[WHAT IS NEEDED] Skip the pictures, please, and write out exactly the lines from the opening of the data through the line containing "Arial, Helvetica, sans-serif';".
- - - - - - -
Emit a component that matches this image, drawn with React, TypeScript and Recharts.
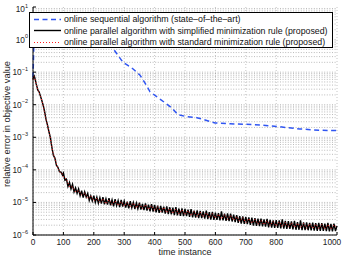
import React from 'react';
import {
  LineChart,
  Line,
  XAxis,
  YAxis,
  CartesianGrid,
  ReferenceLine,
} from 'recharts';

const FONT = '"Liberation Sans", Arial, Helvetica, sans-serif';

// online parallel algorithm, simplified minimization rule (black solid)
const blackTimes = [
  0, 2, 4, 6, 8, 10, 13, 16, 20, 24, 28, 33, 38, 43, 48, 53, 57, 62, 67, 72, 77, 82, 87, 92, 97,
  100, 105, 110, 115, 120, 125, 130, 135, 140, 145,
  150, 155, 160, 165, 170, 175, 180, 185, 190, 195,
  200, 205, 210, 215, 220, 225, 230, 235, 240, 245,
  250, 255, 260, 265, 270, 275, 280, 285, 290, 295,
  300, 305, 310, 315, 320, 325, 330, 335, 340, 345,
  350, 355, 360, 365, 370, 375, 380, 385, 390, 395,
  400, 405, 410, 415, 420, 425, 430, 435, 440, 445,
  450, 455, 460, 465, 470, 475, 480, 485, 490, 495,
  500, 505, 510, 515, 520, 525, 530, 535, 540, 545,
  550, 555, 560, 565, 570, 575, 580, 585, 590, 595,
  600, 605, 610, 615, 620, 625, 630, 635, 640, 645,
  650, 655, 660, 665, 670, 675, 680, 685, 690, 695,
  700, 705, 710, 715, 720, 725, 730, 735, 740, 745,
  750, 755, 760, 765, 770, 775, 780, 785, 790, 795,
  800, 805, 810, 815, 820, 825, 830, 835, 840, 845,
  850, 855, 860, 865, 870, 875, 880, 885, 890, 895,
  900, 905, 910, 915, 920, 925, 930, 935, 940, 945,
  950, 955, 960, 965, 970, 975, 980, 985, 990, 995, 1000,
];
const blackValues = [
  6.0e-2, 7.1e-2, 7.6e-2, 6.6e-2, 5.6e-2, 4.5e-2, 3.6e-2, 2.8e-2, 2.5e-2, 1.9e-2, 1.45e-2, 1.0e-2, 6.3e-3,
  3.5e-3, 2.3e-3, 1.4e-3, 1.0e-3, 5.0e-4, 2.8e-4, 2.3e-4, 1.4e-4, 1.2e-4, 8.8e-5, 8.5e-5, 6.9e-5,
  8.0e-5, 4.8e-5, 5.2e-5, 3.1e-5, 4.1e-5, 2.6e-5, 3.6e-5, 2.1e-5, 2.8e-5, 1.9e-5,
  2.6e-5, 1.6e-5, 2.3e-5, 1.4e-5, 2.1e-5, 1.45e-5, 1.9e-5, 1.15e-5, 1.6e-5, 1.1e-5,
  1.6e-5, 1.0e-5, 1.45e-5, 9.5e-6, 1.4e-5, 9.2e-6, 1.45e-5, 8.8e-6, 1.3e-5, 8.6e-6,
  1.35e-5, 8.2e-6, 1.2e-5, 7.6e-6, 1.25e-5, 8.0e-6, 1.15e-5, 7.2e-6, 1.2e-5, 7.5e-6,
  1.1e-5, 7.0e-6, 1.05e-5, 6.6e-6, 1.1e-5, 6.9e-6, 1.0e-5, 6.3e-6, 9.6e-6, 6.4e-6,
  9.8e-6, 6.0e-6, 9.0e-6, 5.8e-6, 9.4e-6, 5.6e-6, 8.6e-6, 5.3e-6, 8.9e-6, 5.2e-6,
  8.4e-6, 5.0e-6, 8.0e-6, 4.8e-6, 7.8e-6, 4.9e-6, 7.4e-6, 4.5e-6, 7.6e-6, 4.4e-6,
  7.1e-6, 4.3e-6, 6.9e-6, 4.1e-6, 7.2e-6, 4.0e-6, 6.5e-6, 3.9e-6, 6.6e-6, 3.8e-6,
  6.3e-6, 3.8e-6, 6.0e-6, 3.6e-6, 6.2e-6, 3.5e-6, 5.6e-6, 3.4e-6, 5.7e-6, 3.3e-6,
  5.5e-6, 3.3e-6, 5.3e-6, 3.2e-6, 5.6e-6, 3.1e-6, 5.0e-6, 2.95e-6, 5.1e-6, 2.9e-6,
  4.9e-6, 2.9e-6, 4.7e-6, 2.8e-6, 5.3e-6, 2.8e-6, 4.5e-6, 2.7e-6, 4.6e-6, 2.65e-6,
  4.5e-6, 2.6e-6, 4.2e-6, 2.5e-6, 4.1e-6, 2.35e-6, 3.8e-6, 2.25e-6, 3.7e-6, 2.2e-6,
  3.6e-6, 2.15e-6, 3.5e-6, 2.05e-6, 3.4e-6, 1.95e-6, 3.3e-6, 1.9e-6, 3.2e-6, 1.88e-6,
  3.2e-6, 1.85e-6, 3.0e-6, 1.8e-6, 3.1e-6, 1.72e-6, 2.9e-6, 1.7e-6, 2.8e-6, 1.66e-6,
  2.85e-6, 1.65e-6, 2.8e-6, 1.6e-6, 3.0e-6, 1.58e-6, 2.7e-6, 1.55e-6, 2.65e-6, 1.55e-6,
  2.6e-6, 1.5e-6, 2.7e-6, 1.45e-6, 2.5e-6, 1.45e-6, 2.8e-6, 1.42e-6, 2.45e-6, 1.4e-6,
  2.45e-6, 1.4e-6, 2.35e-6, 1.38e-6, 2.4e-6, 1.36e-6, 2.3e-6, 1.35e-6, 2.35e-6, 1.33e-6,
  2.3e-6, 1.35e-6, 2.25e-6, 1.32e-6, 2.35e-6, 1.3e-6, 2.2e-6, 1.3e-6, 2.25e-6, 1.32e-6, 1.9e-6,
];

// online parallel algorithm, standard minimization rule (red dotted)
const redTimes = [
  0, 3, 6, 10, 15, 20, 25, 30, 35, 40, 45, 50, 55, 60, 65, 70, 75, 80, 85, 90, 95,
  100, 110, 120, 130, 140, 150, 160, 170, 180, 190,
  200, 210, 220, 230, 240, 250, 260, 270, 280, 290,
  300, 310, 320, 330, 340, 350, 360, 370, 380, 390,
  400, 410, 420, 430, 440, 450, 460, 470, 480, 490,
  500, 510, 520, 530, 540, 550, 560, 570, 580, 590,
  600, 610, 620, 630, 640, 650, 660, 670, 680, 690,
  700, 710, 720, 730, 740, 750, 760, 770, 780, 790,
  800, 810, 820, 830, 840, 850, 860, 870, 880, 890,
  900, 910, 920, 930, 940, 950, 960, 970, 980, 990, 1000,
];
const redValues = [
  6.0e-2, 7.4e-2, 6.4e-2, 4.6e-2, 3.0e-2, 2.4e-2, 1.8e-2, 1.25e-2, 8.0e-3, 4.6e-3, 3.0e-3,
  1.9e-3, 1.2e-3, 6.5e-4, 3.6e-4, 2.5e-4, 1.8e-4, 1.2e-4, 1.0e-4, 8.2e-5, 7.8e-5,
  6.0e-5, 5.2e-5, 3.0e-5, 3.0e-5, 2.1e-5, 2.3e-5, 1.7e-5, 1.95e-5, 1.3e-5, 1.6e-5,
  1.1e-5, 1.35e-5, 1.0e-5, 1.3e-5, 9.0e-6, 1.2e-5, 8.6e-6, 1.12e-5, 8.0e-6, 1.07e-5,
  7.6e-6, 1.0e-5, 7.2e-6, 9.6e-6, 6.8e-6, 9.0e-6, 6.4e-6, 8.6e-6, 6.0e-6, 8.0e-6,
  5.6e-6, 7.4e-6, 5.2e-6, 7.0e-6, 4.8e-6, 6.6e-6, 4.6e-6, 6.2e-6, 4.4e-6, 5.9e-6,
  4.2e-6, 5.6e-6, 3.9e-6, 5.3e-6, 3.7e-6, 5.0e-6, 3.6e-6, 4.8e-6, 3.4e-6, 4.5e-6,
  3.3e-6, 4.4e-6, 3.1e-6, 4.2e-6, 3.0e-6, 4.0e-6, 2.8e-6, 3.7e-6, 2.6e-6, 3.4e-6,
  2.4e-6, 3.2e-6, 2.3e-6, 3.0e-6, 2.15e-6, 2.9e-6, 2.05e-6, 2.75e-6, 1.95e-6, 2.6e-6,
  1.9e-6, 2.55e-6, 1.8e-6, 2.45e-6, 1.75e-6, 2.4e-6, 1.7e-6, 2.3e-6, 1.65e-6, 2.25e-6,
  1.6e-6, 2.2e-6, 1.58e-6, 2.15e-6, 1.55e-6, 2.1e-6, 1.52e-6, 2.1e-6, 1.5e-6, 2.05e-6, 1.7e-6,
];

// online sequential algorithm (blue dashed)
const blueTimes = [
  0, 3, 10, 50, 150, 230, 260, 296, 325, 352, 368, 385, 408, 434, 457, 477, 506, 539, 566, 599,
  648, 700, 747, 812, 878, 940, 1000,
];
const blueValues = [
  7.0e-2, 8.0e-1, 2.5, 3.0, 2.0, 1.0, 5.9e-1, 2.0e-1, 1.35e-1, 8.1e-2, 4.7e-2, 2.5e-2, 1.74e-2,
  1.15e-2, 7.9e-3, 4.9e-3, 4.3e-3, 4.0e-3, 3.4e-3, 2.75e-3, 2.6e-3, 2.5e-3, 2.4e-3, 2.1e-3,
  1.8e-3, 1.65e-3, 1.6e-3,
];

const xTicks = [0, 100, 200, 300, 400, 500, 600, 700, 800, 900, 1000];
const yTicks = [1e-6, 1e-5, 1e-4, 1e-3, 1e-2, 1e-1, 1, 10];
const yExponents = ['−6', '−5', '−4', '−3', '−2', '−1', '0', '1'];
const minorMantissas = [2, 3, 4, 5, 6, 7, 8, 9];

const legendItems = [
  { label: 'online sequential algorithm (state\u2013of\u2013the\u2013art)', color: '#2f55f2', dash: '5 3.5', width: 1.5 },
  { label: 'online parallel algorithm with simplified minimization rule (proposed)', color: '#000000', dash: undefined, width: 1.4 },
  { label: 'online parallel algorithm with standard minimization rule (proposed)', color: '#ff2020', dash: '1 2', width: 1 },
];

const blackData = blackTimes.map((t, i) => ({ t, v: blackValues[i] }));
const redData = redTimes.map((t, i) => ({ t, v: redValues[i] }));
const blueData = blueTimes.map((t, i) => ({ t, v: blueValues[i] }));

// minor log grid lines, dotted like matlab's "grid minor"
const minorGrid: number[] = [];
yTicks.slice(0, -1).forEach(d => {
  minorGrid.push(d);
  minorMantissas.forEach(m => minorGrid.push(m * d));
});

const XTick = (props: any) => {
  const { x, y, payload } = props;
  return (
    <text x={x} y={y} dy="0.72em" textAnchor="middle" fontSize={8.3} fontFamily={FONT} fill="#222">
      {payload.value}
    </text>
  );
};

const YTick = (props: any) => {
  const { x, y, index } = props;
  return (
    <text x={x} y={y + 3} textAnchor="end" fontSize={8.3} fontFamily={FONT} fill="#222">
      <tspan>10</tspan>
      <tspan dy={-4.5} fontSize={5.5}>{yExponents[index]}</tspan>
    </text>
  );
};

const Empty = () => <g />;

export default function App() {
  return (
    <div style={{ position: 'absolute', left: 0, top: 0, width: 348, height: 257, background: '#fff' }}>
      <LineChart
        width={348}
        height={257}
        margin={{ top: 7, right: 11, bottom: 0, left: 0 }}
      >
        <CartesianGrid horizontal={false} stroke="#b8b8b8" strokeDasharray="1 2" strokeWidth={0.8} />
        {minorGrid.map(v => (
          <ReferenceLine key={`g-${v}`} y={v} stroke="#8f8f8f" strokeDasharray="1 1.6" strokeWidth={0.6} />
        ))}
        <XAxis
          dataKey="t"
          type="number"
          domain={[0, 1000]}
          ticks={xTicks}
          allowDuplicatedCategory={false}
          height={22}
          stroke="#000"
          tickSize={-3}
          tickMargin={7}
          tick={<XTick />}
        />
        <XAxis
          xAxisId="top"
          dataKey="t"
          type="number"
          orientation="top"
          domain={[0, 1000]}
          ticks={xTicks}
          height={0}
          stroke="#000"
          tickSize={-3}
          tick={<Empty />}
        />
        <YAxis
          type="number"
          scale="log"
          domain={[1e-6, 10]}
          allowDataOverflow
          ticks={yTicks}
          width={33}
          stroke="#000"
          tickSize={-3}
          tickMargin={8}
          tick={<YTick />}
        />
        <YAxis
          yAxisId="right"
          orientation="right"
          type="number"
          scale="log"
          domain={[1e-6, 10]}
          allowDataOverflow
          ticks={yTicks}
          width={0}
          stroke="#000"
          tickSize={-3}
          tick={<Empty />}
        />
        <Line
          data={blueData}
          dataKey="v"
          stroke="#2f55f2"
          strokeWidth={1.5}
          strokeDasharray="5 3.5"
          dot={false}
          isAnimationActive={false}
        />
        <Line
          data={blackData}
          dataKey="v"
          stroke="#000"
          strokeWidth={1.4}
          dot={false}
          isAnimationActive={false}
        />
        <Line
          data={redData}
          dataKey="v"
          stroke="#ff2020"
          strokeWidth={1}
          strokeDasharray="1 2"
          dot={false}
          isAnimationActive={false}
        />
      </LineChart>

      {/* axis titles */}
      <svg width={348} height={257} style={{ position: 'absolute', left: 0, top: 0, pointerEvents: 'none' }}>
        <text x={185} y={255} textAnchor="middle" fontSize={9} fontFamily={FONT} fill="#222">
          time instance
        </text>
        <text
          x={7}
          y={124}
          transform="rotate(-90, 7, 124)"
          textAnchor="middle"
          dominantBaseline="central"
          fontSize={9.3}
          fontFamily={FONT}
          fill="#222"
        >
          relative error in objective value
        </text>
      </svg>

      {/* legend box over the plot */}
      <div
        style={{
          position: 'absolute',
          left: 29,
          top: 12,
          width: 302,
          height: 34,
          background: '#fff',
          border: '1px solid #000',
          fontFamily: FONT,
          fontSize: 8.8,
          color: '#111',
        }}
      >
        {legendItems.map((item, i) => (
          <div
            key={`legend-${i}`}
            style={{ position: 'absolute', left: 3, top: 0.5 + i * 11.6, height: 11, display: 'flex', alignItems: 'center', whiteSpace: 'nowrap' }}
          >
            <svg width={29} height={11} style={{ display: 'block' }}>
              <line x1={1} x2={28} y1={5.5} y2={5.5} stroke={item.color} strokeWidth={item.width} strokeDasharray={item.dash} />
            </svg>
            <span style={{ marginLeft: 2 }}>{item.label}</span>
          </div>
        ))}
      </div>
    </div>
  );
}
- - - - - - -
[FINAL ANSWER]
Emit a component that matches this image, drawn with React, TypeScript and Recharts.
import React from 'react';
import {
  LineChart,
  Line,
  XAxis,
  YAxis,
  CartesianGrid,
  ReferenceLine,
} from 'recharts';

const FONT = '"Liberation Sans", Arial, Helvetica, sans-serif';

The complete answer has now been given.